Trino/Presto spherical distance capabilities


Introduction

AWS has been incrementally releasing some geospatial functionality on Athena over the past few years. Athena engine version 2 released a series of major quality of life improvements (see blog post) that allowed for the assembly of geospatial primitive spatial types.

With version 3, new operators allow for more advanced spatial operations to be performed and expressed just through Athena’s SQL interface (rather than, say, needing to spin up a Spark stack and run user-defined functions over the coordinate data).

In this blog post, I will demonstrate a quick example of using these features to calculate attributes from more “complex” spatial types.

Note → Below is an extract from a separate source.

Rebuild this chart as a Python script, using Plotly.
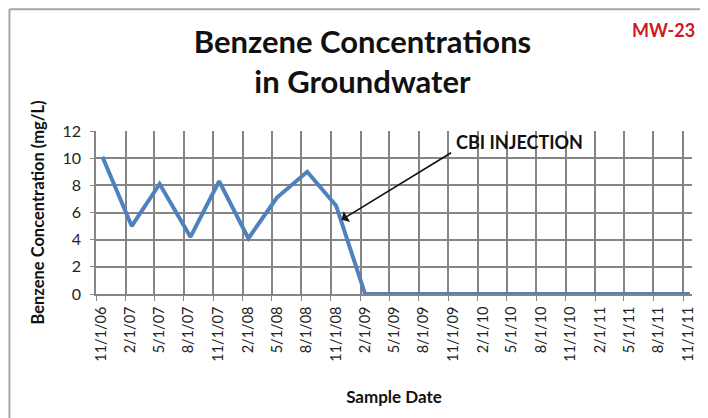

The Trino documentation already describes how to use a to_spherical_geography to calculate great circle distance between two points cast as ST_Point() objects:

ST_Distance(to_spherical_geography(ST_Point(-71.0882, 42.3607)), to_spherical_geography(ST_Point(-74.1197, 40.6976)))

Example length calculation

Let’s say your data is stored in the following format with a coordinate array representing the path of a line. If you want to calculate, say, the length of this linestring, you can do so by building up from the sum of the pairwise coordinates using the same pattern of ST_Distance() shown in the Trino documentation sampled above.

First, the start data:

select '[[130.266523,33.317762],[130.265568,33.317536],[130.263366,33.317021],[130.262584,33.316808],[130.261858,33.316611]]' as coords

This data can then be parsed as a JSON string:

select cast(json_parse(coords) as array(array(double))) as coords

From this point, we can use this (extremely handy) to_spherical_geometry method to recast each coordinate as a point on a globe, which will allow for spherical distance calculation (as opposed to Euclidean distance):

transform(coords, x -> to_spherical_geography(ST_Point(x[1], x[2]))) as points

Now that we have an array of points that are in spherical projection, we need to pair them with their predecessor to enable a distance calculation:

select
    array [element_at(points, 1)] || points as points_fr,
    points || array [element_at(points, -1)] as points_to

Distances can now be defined between each pairing, once zipped together. For each pair, a distance can be measured.

select
    reduce(
        zip_with(points_fr, points_to,
            (x, y) -> ST_Distance(x, y)
        ),
        0,
        (s, x) -> s + x,
        s -> s
    ) as dist_meters
from paired

The final step will output, for that single example input, a column dist_meters with a value of 452.05113745459886 meters.

Conclusion

Thanks to the ability to project as a spherical geography, distance measures can now be expressed directly in Athena SQL queries. Wrapping together the above steps into a single defined query outputting the results described above can look like this:

with base as (
    select '[[130.266523,33.317762],[130.265568,33.317536],[130.263366,33.317021],[130.262584,33.316808],[130.261858,33.316611]]' as coords
),
parsed_base as (
    select cast(json_parse(coords) as array(array(double))) as coords
    from base
),
as_geoms as (
    select
        transform(coords, x -> to_spherical_geography(ST_Point(x[1], x[2]))) as points
    from parsed_base
),
paired as (
    select
        array [element_at(points, 1)] || points as points_fr,
        points || array [element_at(points, -1)] as points_to
    from as_geoms
),
distances as (
    select
        reduce(
            zip_with(points_fr, points_to,
                (x, y) -> ST_Distance(x, y)
            ),
            0,
            (s, x) -> s + x,
            s -> s
        ) as dist_meters
    from paired
)

select * from distances